Voltaire. Le Mondain. (1736)

Épisodiquement, divers régimes ont tenté de contrôler et réduire ce penchant naturel. L’histoire est riche de ces lois somptuaires édictées de la Grèce Antique au Moyen Age, de Byzance à la Réforme, qui permirent d’endiguer temporairement les parures trop voyantes mais jamais sans susciter de vives protestations. Leur succès fut de courte durée. Ainsi, en 215 av. J.C., du temps du « pré-calviniste » Caton l’Ancien, la Lex Oppia établit que les femmes ne pouvaient s’orner de plus de 15 grammes d’or, ni ne pouvaient arborer de vestimentum versicolor.

Cette loi qui déplut aux femmes romaines ne fit pas long feu, tout juste vingt ans. Un jour de l’année 195, les femmes se mirent en route vers les places publiques afin d’en revendiquer l’abrogation. La participation féminine à cet événement est relatée par Tite Live qui nous indique que les femmes congestionnaient les rues et exhortaient les citoyens à voter en faveur de l’abrogation de la Lex Oppia. Ce qui fut obtenu grâce à la Lex Valeria Fundania. La mobilisation féminine de 195 avant J.C. à propos de l’abrogation de la Lex Oppia semble avoir été – selon la Revue Internationale des droits de l’Antiquité – la première d’une telle ampleur.
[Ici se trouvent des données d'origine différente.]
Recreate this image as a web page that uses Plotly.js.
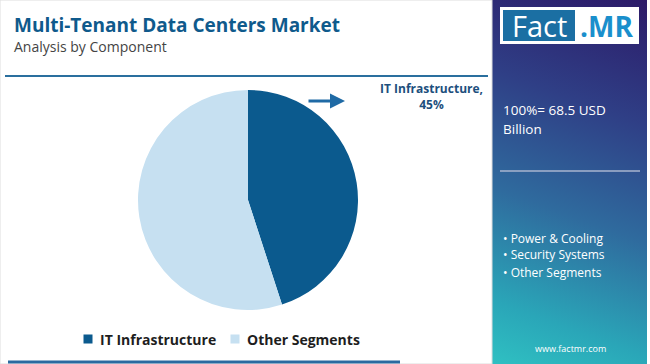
<!DOCTYPE html>
<html>
<head>
<meta charset="utf-8">
<script src="https://cdn.plot.ly/plotly-3.0.1.min.js"></script>
<style>
html,body{margin:0;padding:0;background:#fff;}
#wrap{position:relative;width:650px;height:364px;overflow:hidden;}
#panel{position:absolute;left:492px;top:0;width:155px;height:364px;
background:linear-gradient(200deg,#2c1a68 0%,#2f3f86 30%,#2f6b9e 58%,#2aa6b8 85%,#2fc0c2 100%);}
#chart{position:absolute;left:0;top:0;width:650px;height:364px;}
</style>
</head>
<body>
<div id="wrap"><div id="panel"></div><div id="chart"></div></div>
<script>
var categories = ["IT Infrastructure", "Other Segments"];
var shares = [45, 55];
var sliceColors = ["#0b5a8e", "#c6e0f1"];
var panelItems = ["Power & Cooling", "Security Systems", "Other Segments"];
var totalLines = ["100%= 68.5 USD", "Billion"];
var titleText = "Multi-Tenant Data Centers Market";
var subtitleText = "Analysis by Component";

var W = 650, H = 364;
function px(x){return x / W;}
function py(y){return 1 - y / H;}

var fontMain = "Open Sans, Noto Sans, sans-serif";

var trace = {
  type: "pie",
  labels: categories,
  values: shares,
  marker: {colors: sliceColors, line: {width: 0}},
  sort: false,
  direction: "clockwise",
  rotation: 0,
  textinfo: "none",
  hoverinfo: "label+percent",
  domain: {x: [px(137), px(359)], y: [py(310), py(90)]},
  showlegend: false
};

var annotations = [
  {xref:"paper", yref:"paper", x:px(12), y:py(25), xanchor:"left", yanchor:"middle",
   text:"<b>"+titleText+"</b>", showarrow:false,
   font:{family:fontMain, size:19, color:"#0f5a8c", weight:800}},
  {xref:"paper", yref:"paper", x:px(12), y:py(46), xanchor:"left", yanchor:"middle",
   text:subtitleText, showarrow:false,
   font:{family:fontMain, size:14, color:"#444444"}},
  {xref:"paper", yref:"paper", x:px(431), y:py(97), xanchor:"center", yanchor:"middle",
   text:"<b>"+categories[0]+",<br>"+shares[0]+"%</b>", showarrow:false, align:"center",
   font:{family:fontMain, size:12, color:"#1d4f7d"}},
  {xref:"paper", yref:"paper", x:px(345), y:py(101), axref:"pixel", ayref:"pixel",
   ax:-38, ay:0, text:"", showarrow:true, arrowhead:2, arrowsize:1, arrowwidth:3,
   arrowcolor:"#1f6aa5"},
  {xref:"paper", yref:"paper", x:px(570), y:py(348), xanchor:"center", yanchor:"middle",
   text:"www.factmr.com", showarrow:false,
   font:{family:fontMain, size:9, color:"#ffffff"}},
  {xref:"paper", yref:"paper", x:px(539), y:py(26), xanchor:"center", yanchor:"middle",
   text:"Fact", showarrow:false,
   font:{family:fontMain, size:29, color:"#ffffff"}},
  {xref:"paper", yref:"paper", x:px(606), y:py(26), xanchor:"center", yanchor:"middle",
   text:"<b>.MR</b>", showarrow:false,
   font:{family:fontMain, size:28, color:"#1a8fcc"}}
];

totalLines.forEach(function(t, i){
  annotations.push({xref:"paper", yref:"paper", x:px(501), y:py(110 + 19*i), xanchor:"left", yanchor:"middle",
    text:t, showarrow:false, font:{family:fontMain, size:13.5, color:"#ffffff"}});
});
panelItems.forEach(function(t, i){
  annotations.push({xref:"paper", yref:"paper", x:px(501), y:py(238 + 17*i), xanchor:"left", yanchor:"middle",
    text:"• "+t, showarrow:false, font:{family:fontMain, size:12, color:"#ffffff"}});
});

// legend (built from categories/colors)
var legendX = [83, 230];
categories.forEach(function(c, i){
  annotations.push({xref:"paper", yref:"paper", x:px(legendX[i]), y:py(339), xanchor:"left", yanchor:"middle",
    text:" ", showarrow:false, width:8, height:8, bgcolor:sliceColors[i], borderpad:0,
    font:{size:1}});
  annotations.push({xref:"paper", yref:"paper", x:px(legendX[i]+15), y:py(339), xanchor:"left", yanchor:"middle",
    text:"<b>"+c+"</b>", showarrow:false,
    font:{family:fontMain, size:14, color:"#1e1e1e"}});
});

var shapes = [
  {type:"rect", xref:"paper", yref:"paper", x0:0, x1:px(492), y0:0, y1:1,
   line:{color:"#dddddd", width:1}, fillcolor:"rgba(0,0,0,0)"},
  {type:"line", xref:"paper", yref:"paper", x0:px(5), x1:px(488), y0:py(76), y1:py(76),
   line:{color:"#2a6f9e", width:2}},
  {type:"line", xref:"paper", yref:"paper", x0:px(8), x1:px(400), y0:py(362), y1:py(362),
   line:{color:"#2a6aa0", width:3}},
  {type:"line", xref:"paper", yref:"paper", x0:px(500), x1:px(640), y0:py(171), y1:py(171),
   line:{color:"#a9b4cf", width:1.5}},
  {type:"rect", xref:"paper", yref:"paper", x0:px(500), x1:px(639), y0:py(44), y1:py(7),
   line:{width:0}, fillcolor:"#ffffff"},
  {type:"rect", xref:"paper", yref:"paper", x0:px(503), x1:px(575), y0:py(41), y1:py(10),
   line:{width:0}, fillcolor:"#1b6fa3"}
];

var layout = {
  width: W, height: H,
  margin: {l:0, r:0, t:0, b:0},
  paper_bgcolor: "rgba(0,0,0,0)",
  plot_bgcolor: "rgba(0,0,0,0)",
  showlegend: false,
  annotations: annotations,
  shapes: shapes
};

Plotly.newPlot("chart", [trace], layout, {displayModeBar:false, staticPlot:true});
</script>
</body>
</html>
A la poursuite de ce bien imaginaire, l’opinion

Dans une société de masse, et surtout de masse de millionnaires et de milliardaires, l’ostentation est le plus sûr moyen de se singulariser et l’augmentation du nombre des riches – associée à la démocratisation du luxe – ne peut qu’amplifier les achats de luxe. « La démocratisation même du luxe, (Deloitte) sans perdre en exclusivité, le rend accessible à de nouveaux marchés et à de nouveaux clients », à des privilégiés qui goûtent ce luxe que, dans le Mondain,  Voltaire proclame délicieux, du moins pour les riches et les grands États. Et Baudrillart de conclure : « La richesse est de toutes les supériorités la plus universellement appréciée, la plus visible, la moins aisée à contester. Riche, on voudra paraître ce qu’on est, et même un peu au-delà ; pauvre, on voudra paraître ce qu’on n’est pas, c’est à dire riche, du moins dans une certaine mesure ; cela n’est pas impossible, car si la richesse ne s’emprunte pas, les signes de la richesse s’empruntent et peuvent être imités. Telle est la nature de ces vanités inquiètes, ardentes à la poursuite de ce bien imaginaire, l’opinion. »
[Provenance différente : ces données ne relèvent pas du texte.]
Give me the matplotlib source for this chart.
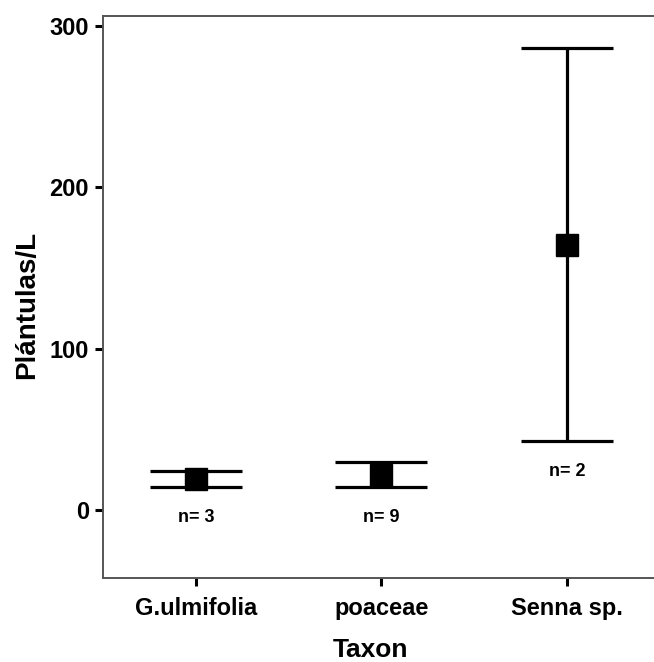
import matplotlib.pyplot as plt
import numpy as np

taxa = ['G.ulmifolia', 'poaceae', 'Senna sp.']
means = [19, 22, 164]
upper = [24, 30, 286]
lower = [14.5, 14.5, 43]
n_obs = [3, 9, 2]

plt.rcParams['font.family'] = ['Liberation Sans', 'DejaVu Sans']
plt.rcParams['font.weight'] = 'bold'

fig = plt.figure(figsize=(6.54, 6.62), dpi=100)
ax = fig.add_axes([0.1575, 0.127, 0.8425, 0.849])

x = np.arange(len(taxa))
means = np.array(means)
yerr = [means - np.array(lower), np.array(upper) - means]

ax.errorbar(x, means, yerr=yerr, fmt='s', color='black', ms=16,
            elinewidth=2.3, capsize=33, capthick=2.3)

# sample size under each bar
for xi, lo, n in zip(x, lower, n_obs):
    ax.annotate('n= %d' % n, (xi, lo), xytext=(0, -22), textcoords='offset points',
                ha='center', va='center', fontsize=13, fontweight='bold')

ax.set_xlim(-0.5, 2.47)
ax.set_ylim(-42, 306)
ax.set_yticks([0, 100, 200, 300])
ax.set_xticks(x)
ax.set_xticklabels(taxa)

ax.tick_params(axis='both', direction='out', length=6, width=2.2, labelsize=17, pad=4)
ax.tick_params(axis='x', pad=8)
for lab in ax.get_xticklabels() + ax.get_yticklabels():
    lab.set_fontweight('bold')

for side in ['left', 'bottom', 'top']:
    ax.spines[side].set_color('#555555')
    ax.spines[side].set_linewidth(1.4)
ax.spines['right'].set_visible(False)

ax.set_xlabel('Taxon', fontsize=19, fontweight='bold', va='center')
ax.set_ylabel('Plántulas/L', fontsize=20, fontweight='bold', va='center')
ax.xaxis.set_label_coords((370 - 103) / 551, -(650 - 578) / 562)
ax.yaxis.set_label_coords(-(103 - 27) / 551, (578 - 305) / 562)

fig.savefig('out.png', dpi=100)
Aux marques désormais de créer une nouvelle mythologie adaptée à l’époque pour initier de nouveaux amateurs à ces délices voltairiens. Si deux tiers des milliardaires dans le monde ont plus de 60 ans, les jeunes s’annoncent : la liste établie par le magazine Forbes en 2017, recense 56 millionnaires de moins de 40 ans. La nouvelle génération se flatte également de privilégier un luxe éthique et en conformité avec les exigences du développement durable. De nouveaux critères de séduction restent à inventer, une opération qui passe, à l’époque 2.0, par une stratégie de narration capable d’associer un produit à une vision du monde.